◆ **Work to be completed**
Give the listing again character for character, but drop the images.

-- Begin Raw data --

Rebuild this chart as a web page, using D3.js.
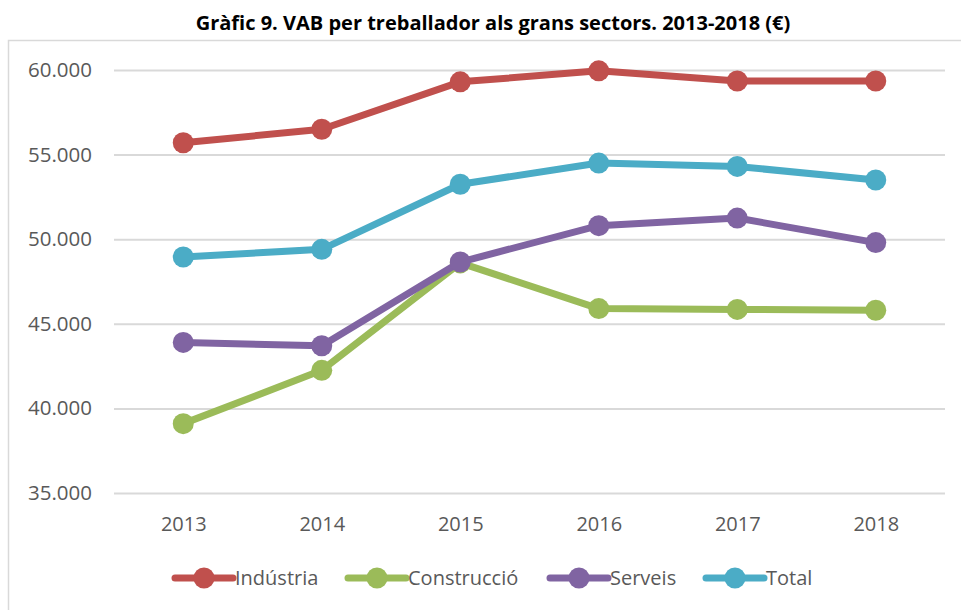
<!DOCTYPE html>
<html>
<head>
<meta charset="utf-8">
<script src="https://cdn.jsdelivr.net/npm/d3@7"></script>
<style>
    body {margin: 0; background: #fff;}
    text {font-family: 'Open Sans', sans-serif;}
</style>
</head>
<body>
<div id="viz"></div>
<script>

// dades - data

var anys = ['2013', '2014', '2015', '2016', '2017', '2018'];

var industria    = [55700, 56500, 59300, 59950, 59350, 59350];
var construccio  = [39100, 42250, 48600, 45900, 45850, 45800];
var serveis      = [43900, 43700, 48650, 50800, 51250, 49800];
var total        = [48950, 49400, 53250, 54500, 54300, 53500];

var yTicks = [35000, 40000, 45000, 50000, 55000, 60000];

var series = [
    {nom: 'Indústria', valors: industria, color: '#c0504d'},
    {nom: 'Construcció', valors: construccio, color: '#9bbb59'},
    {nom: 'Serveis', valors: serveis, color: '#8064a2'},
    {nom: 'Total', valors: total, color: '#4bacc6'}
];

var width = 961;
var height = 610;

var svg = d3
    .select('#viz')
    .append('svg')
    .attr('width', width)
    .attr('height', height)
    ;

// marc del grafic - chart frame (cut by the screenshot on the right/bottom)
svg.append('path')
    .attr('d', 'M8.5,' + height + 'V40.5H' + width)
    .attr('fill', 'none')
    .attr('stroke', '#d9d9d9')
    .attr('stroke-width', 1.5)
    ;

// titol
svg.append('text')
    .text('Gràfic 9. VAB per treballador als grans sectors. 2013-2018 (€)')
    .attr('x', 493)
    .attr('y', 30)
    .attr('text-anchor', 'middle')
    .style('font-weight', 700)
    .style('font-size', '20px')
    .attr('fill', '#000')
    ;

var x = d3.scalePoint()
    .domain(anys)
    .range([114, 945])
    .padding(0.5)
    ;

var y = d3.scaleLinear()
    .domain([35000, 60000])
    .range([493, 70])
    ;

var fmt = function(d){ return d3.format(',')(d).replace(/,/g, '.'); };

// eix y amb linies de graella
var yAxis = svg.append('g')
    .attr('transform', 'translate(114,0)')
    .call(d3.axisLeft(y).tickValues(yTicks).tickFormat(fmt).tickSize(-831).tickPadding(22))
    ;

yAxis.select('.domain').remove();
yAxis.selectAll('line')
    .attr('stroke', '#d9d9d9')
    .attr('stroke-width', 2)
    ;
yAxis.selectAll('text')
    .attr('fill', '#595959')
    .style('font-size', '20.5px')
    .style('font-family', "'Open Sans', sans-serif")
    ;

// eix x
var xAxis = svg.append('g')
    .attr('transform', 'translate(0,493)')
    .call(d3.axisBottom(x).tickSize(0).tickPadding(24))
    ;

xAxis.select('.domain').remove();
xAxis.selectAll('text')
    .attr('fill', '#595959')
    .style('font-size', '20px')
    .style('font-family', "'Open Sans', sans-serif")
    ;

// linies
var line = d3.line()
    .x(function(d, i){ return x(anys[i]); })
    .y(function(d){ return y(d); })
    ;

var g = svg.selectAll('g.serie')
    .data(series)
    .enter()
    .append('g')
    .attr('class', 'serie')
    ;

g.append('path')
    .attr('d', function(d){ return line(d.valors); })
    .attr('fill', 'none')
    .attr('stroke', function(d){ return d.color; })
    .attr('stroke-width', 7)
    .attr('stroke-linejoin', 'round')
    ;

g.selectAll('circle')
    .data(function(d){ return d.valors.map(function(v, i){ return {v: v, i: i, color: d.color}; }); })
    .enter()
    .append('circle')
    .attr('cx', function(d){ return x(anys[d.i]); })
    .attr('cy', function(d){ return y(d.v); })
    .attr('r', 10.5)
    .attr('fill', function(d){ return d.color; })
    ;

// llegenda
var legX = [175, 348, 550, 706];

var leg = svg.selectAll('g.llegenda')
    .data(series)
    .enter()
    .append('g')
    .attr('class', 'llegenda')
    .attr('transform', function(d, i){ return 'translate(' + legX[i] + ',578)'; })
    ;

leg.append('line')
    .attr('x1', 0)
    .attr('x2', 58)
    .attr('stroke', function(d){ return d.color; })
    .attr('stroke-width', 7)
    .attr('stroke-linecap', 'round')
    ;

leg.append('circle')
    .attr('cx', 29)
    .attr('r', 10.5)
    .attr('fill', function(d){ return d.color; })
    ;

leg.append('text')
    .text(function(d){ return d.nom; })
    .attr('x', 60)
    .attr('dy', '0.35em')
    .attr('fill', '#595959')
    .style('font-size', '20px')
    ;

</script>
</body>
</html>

-- End Raw data --

◆ **Solution for this problem**
Rebuild this chart as a web page, using D3.js.
<!DOCTYPE html>
<html>
<head>
<meta charset="utf-8">
<script src="https://cdn.jsdelivr.net/npm/d3@7"></script>
<style>
    body {margin: 0; background: #fff;}
    text {font-family: 'Open Sans', sans-serif;}
</style>
</head>
<body>
<div id="viz"></div>
<script>

// dades - data

var anys = ['2013', '2014', '2015', '2016', '2017', '2018'];

var industria    = [55700, 56500, 59300, 59950, 59350, 59350];
var construccio  = [39100, 42250, 48600, 45900, 45850, 45800];
var serveis      = [43900, 43700, 48650, 50800, 51250, 49800];
var total        = [48950, 49400, 53250, 54500, 54300, 53500];

var yTicks = [35000, 40000, 45000, 50000, 55000, 60000];

var series = [
    {nom: 'Indústria', valors: industria, color: '#c0504d'},
    {nom: 'Construcció', valors: construccio, color: '#9bbb59'},
    {nom: 'Serveis', valors: serveis, color: '#8064a2'},
    {nom: 'Total', valors: total, color: '#4bacc6'}
];

var width = 961;
var height = 610;

var svg = d3
    .select('#viz')
    .append('svg')
    .attr('width', width)
    .attr('height', height)
    ;

// marc del grafic - chart frame (cut by the screenshot on the right/bottom)
svg.append('path')
    .attr('d', 'M8.5,' + height + 'V40.5H' + width)
    .attr('fill', 'none')
    .attr('stroke', '#d9d9d9')
    .attr('stroke-width', 1.5)
    ;

// titol
svg.append('text')
    .text('Gràfic 9. VAB per treballador als grans sectors. 2013-2018 (€)')
    .attr('x', 493)
    .attr('y', 30)
    .attr('text-anchor', 'middle')
    .style('font-weight', 700)
    .style('font-size', '20px')
    .attr('fill', '#000')
    ;

var x = d3.scalePoint()
    .domain(anys)
    .range([114, 945])
    .padding(0.5)
    ;

var y = d3.scaleLinear()
    .domain([35000, 60000])
    .range([493, 70])
    ;

var fmt = function(d){ return d3.format(',')(d).replace(/,/g, '.'); };

// eix y amb linies de graella
var yAxis = svg.append('g')
    .attr('transform', 'translate(114,0)')
    .call(d3.axisLeft(y).tickValues(yTicks).tickFormat(fmt).tickSize(-831).tickPadding(22))
    ;

yAxis.select('.domain').remove();
yAxis.selectAll('line')
    .attr('stroke', '#d9d9d9')
    .attr('stroke-width', 2)
    ;
yAxis.selectAll('text')
    .attr('fill', '#595959')
    .style('font-size', '20.5px')
    .style('font-family', "'Open Sans', sans-serif")
    ;

// eix x
var xAxis = svg.append('g')
    .attr('transform', 'translate(0,493)')
    .call(d3.axisBottom(x).tickSize(0).tickPadding(24))
    ;

xAxis.select('.domain').remove();
xAxis.selectAll('text')
    .attr('fill', '#595959')
    .style('font-size', '20px')
    .style('font-family', "'Open Sans', sans-serif")
    ;

// linies
var line = d3.line()
    .x(function(d, i){ return x(anys[i]); })
    .y(function(d){ return y(d); })
    ;

var g = svg.selectAll('g.serie')
    .data(series)
    .enter()
    .append('g')
    .attr('class', 'serie')
    ;

g.append('path')
    .attr('d', function(d){ return line(d.valors); })
    .attr('fill', 'none')
    .attr('stroke', function(d){ return d.color; })
    .attr('stroke-width', 7)
    .attr('stroke-linejoin', 'round')
    ;

g.selectAll('circle')
    .data(function(d){ return d.valors.map(function(v, i){ return {v: v, i: i, color: d.color}; }); })
    .enter()
    .append('circle')
    .attr('cx', function(d){ return x(anys[d.i]); })
    .attr('cy', function(d){ return y(d.v); })
    .attr('r', 10.5)
    .attr('fill', function(d){ return d.color; })
    ;

// llegenda
var legX = [175, 348, 550, 706];

var leg = svg.selectAll('g.llegenda')
    .data(series)
    .enter()
    .append('g')
    .attr('class', 'llegenda')
    .attr('transform', function(d, i){ return 'translate(' + legX[i] + ',578)'; })
    ;

leg.append('line')
    .attr('x1', 0)
    .attr('x2', 58)
    .attr('stroke', function(d){ return d.color; })
    .attr('stroke-width', 7)
    .attr('stroke-linecap', 'round')
    ;

leg.append('circle')
    .attr('cx', 29)
    .attr('r', 10.5)
    .attr('fill', function(d){ return d.color; })
    ;

leg.append('text')
    .text(function(d){ return d.nom; })
    .attr('x', 60)
    .attr('dy', '0.35em')
    .attr('fill', '#595959')
    .style('font-size', '20px')
    ;

</script>
</body>
</html>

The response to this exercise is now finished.